• TASK DESCRIPTION
Look at the data below and print exactly the lines from its first line through the line with "const ref = useRef<SVGSVGElement>(null);"; the pictures stay out of the copy.

• SUPPLIED INFORMATION
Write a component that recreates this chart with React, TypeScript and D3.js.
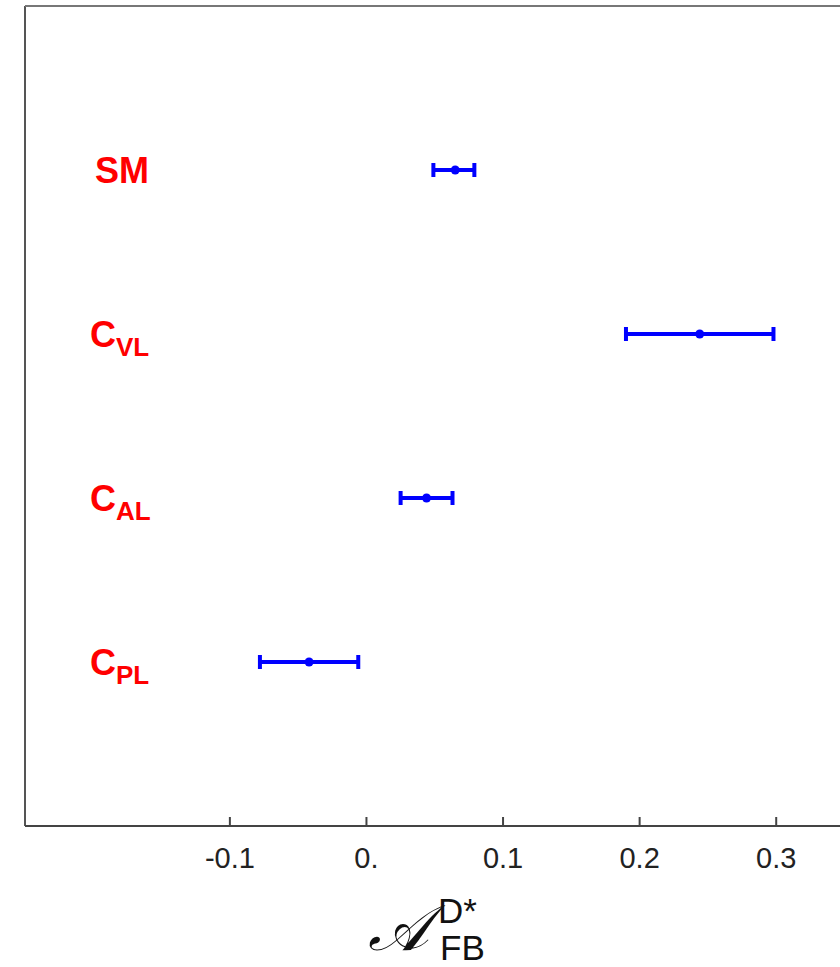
import React, { useEffect, useRef } from 'react';
import * as d3 from 'd3';

// categories from top to bottom, with subscript parts
const labelMain = ['SM', 'C', 'C', 'C'];
const labelSub = ['', 'VL', 'AL', 'PL'];
const rowPos = [4, 3, 2, 1];
// central values and error bar ends
const centers = [0.065, 0.244, 0.044, -0.042];
const lows = [0.049, 0.19, 0.025, -0.078];
const highs = [0.079, 0.298, 0.063, -0.006];
const tickValues = [-0.1, 0, 0.1, 0.2, 0.3];
const tickLabels = ['-0.1', '0.', '0.1', '0.2', '0.3'];

const App = () => {
  const ref = useRef<SVGSVGElement>(null);

  useEffect(() => {
    const svg = d3.select(ref.current);
    svg.selectAll('*').remove();

    const x = d3.scaleLinear().domain([-0.25, 0.35]).range([25, 844.5]);
    const y = d3.scaleLinear().domain([0, 5]).range([826, 6]);

    // frame
    const frame = svg.append('g').attr('stroke', '#555').attr('stroke-width', 2).attr('fill', 'none');
    frame.append('line').attr('x1', x(-0.25)).attr('x2', x(-0.25)).attr('y1', y(5)).attr('y2', y(0));
    frame.append('line').attr('x1', x(-0.25)).attr('x2', 845).attr('y1', y(5)).attr('y2', y(5)).attr('stroke', '#777');
    frame.append('line').attr('x1', x(-0.25)).attr('x2', 845).attr('y1', y(0)).attr('y2', y(0)).attr('stroke', '#444');

    // ticks
    svg.append('g').selectAll('line').data(tickValues).join('line')
      .attr('x1', d => x(d)).attr('x2', d => x(d))
      .attr('y1', y(0)).attr('y2', y(0) - 9)
      .attr('stroke', '#444').attr('stroke-width', 2);

    svg.append('g').selectAll('text').data(tickValues).join('text')
      .attr('x', d => x(d)).attr('y', y(0) + 42)
      .attr('text-anchor', 'middle')
      .attr('font-family', 'Liberation Sans, Arial, sans-serif')
      .attr('font-size', 29)
      .attr('fill', '#222')
      .text((d, i) => tickLabels[i]);

    // error bars
    const bars = svg.append('g').attr('stroke', '#0000ff').attr('fill', '#0000ff');
    centers.forEach((c, i) => {
      const yy = y(rowPos[i]);
      bars.append('line').attr('x1', x(lows[i])).attr('x2', x(highs[i])).attr('y1', yy).attr('y2', yy).attr('stroke-width', 4);
      [lows[i], highs[i]].forEach(v => {
        bars.append('line').attr('x1', x(v)).attr('x2', x(v)).attr('y1', yy - 7).attr('y2', yy + 7).attr('stroke-width', 4);
      });
      bars.append('circle').attr('cx', x(c)).attr('cy', yy).attr('r', 4.5).attr('stroke', 'none');
    });

    // category labels
    const labels = svg.append('g')
      .attr('font-family', 'Liberation Sans, Arial, sans-serif')
      .attr('font-weight', 'bold')
      .attr('fill', '#ff0000');
    labelMain.forEach((m, i) => {
      const t = labels.append('text')
        .attr('x', labelSub[i] ? 90 : 95)
        .attr('y', y(rowPos[i]) + 13)
        .attr('font-size', 36);
      t.append('tspan').text(m);
      if (labelSub[i]) t.append('tspan').attr('font-size', 26).attr('dy', 9).text(labelSub[i]);
    });

    // axis title
    const title = svg.append('g').attr('fill', '#111');
    title.append('text').attr('x', 368).attr('y', 950)
      .attr('font-family', 'DejaVu Serif, serif').attr('font-style', 'italic').attr('font-size', 64)
      .text('𝒜');
    title.append('text').attr('x', 438).attr('y', 923)
      .attr('font-family', 'Liberation Sans, Arial, sans-serif').attr('font-size', 35)
      .text('D*');
    title.append('text').attr('x', 440).attr('y', 960)
      .attr('font-family', 'Liberation Sans, Arial, sans-serif').attr('font-size', 35)
      .text('FB');
  }, []);

  return (
    <svg ref={ref} width={840} height={967}
      style={{ position: 'absolute', left: 0, top: 0, background: '#fff' }} />
  );
};

export default App;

• TASK SOLUTION
Write a component that recreates this chart with React, TypeScript and D3.js.
import React, { useEffect, useRef } from 'react';
import * as d3 from 'd3';

// categories from top to bottom, with subscript parts
const labelMain = ['SM', 'C', 'C', 'C'];
const labelSub = ['', 'VL', 'AL', 'PL'];
const rowPos = [4, 3, 2, 1];
// central values and error bar ends
const centers = [0.065, 0.244, 0.044, -0.042];
const lows = [0.049, 0.19, 0.025, -0.078];
const highs = [0.079, 0.298, 0.063, -0.006];
const tickValues = [-0.1, 0, 0.1, 0.2, 0.3];
const tickLabels = ['-0.1', '0.', '0.1', '0.2', '0.3'];

const App = () => {
  const ref = useRef<SVGSVGElement>(null);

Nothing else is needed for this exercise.